Your argument for not doing these things seems flawed, or perhaps I just don’t understand it. From a “productivity maximizer” perspective they’re bad, but from a “candy maximizer” perspective consuming candy all day isn’t bad. From a “happiness maximizer” perspective, sedentary leisure in moderation might well have entirely decent utility.

Lex Fridman himself does not seem like a hugely happy fellow relative to the average. Maybe he is.

He's 39 and unmarried. Whatever he's succeeding at, I'll take my life over his.

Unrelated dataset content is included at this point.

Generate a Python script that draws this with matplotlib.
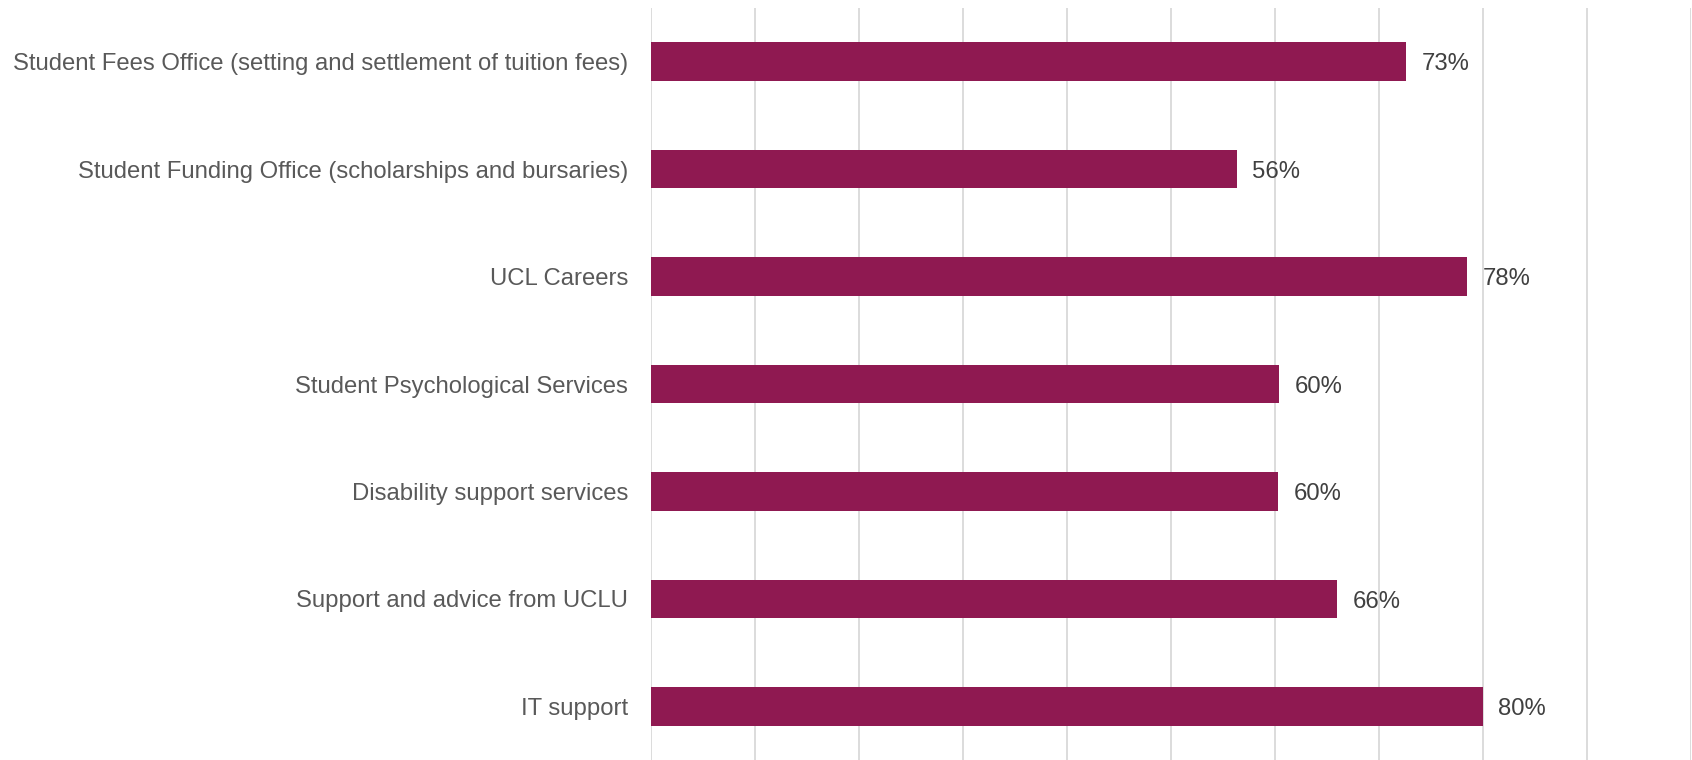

I confess I find him extremely boring. He’s like the inverse Joe Rogan. Rogan is the star character on his show, his fans tune in for the guests to some extent, sure, but he’s the main character, his idiosyncrasies and mannerisms are amusing. I don’t personally listen to him, but I understand why people do. Fridman is an empty shell, he’d never have been made an interviewer by a TV network or radio station. I suppose because he’s such a nonentity, he’s able to draw quite a lot out of some of his guests.

Yeah, I tried Lex's podcast out because he has some great guests and he seems like a nice enough guy, but he really isn't a good interviewer. Rogan's ridiculousness and curiosity makes any episode with a half decent guest a pretty good background listen, but Lex pretty much needs to be carried by guests.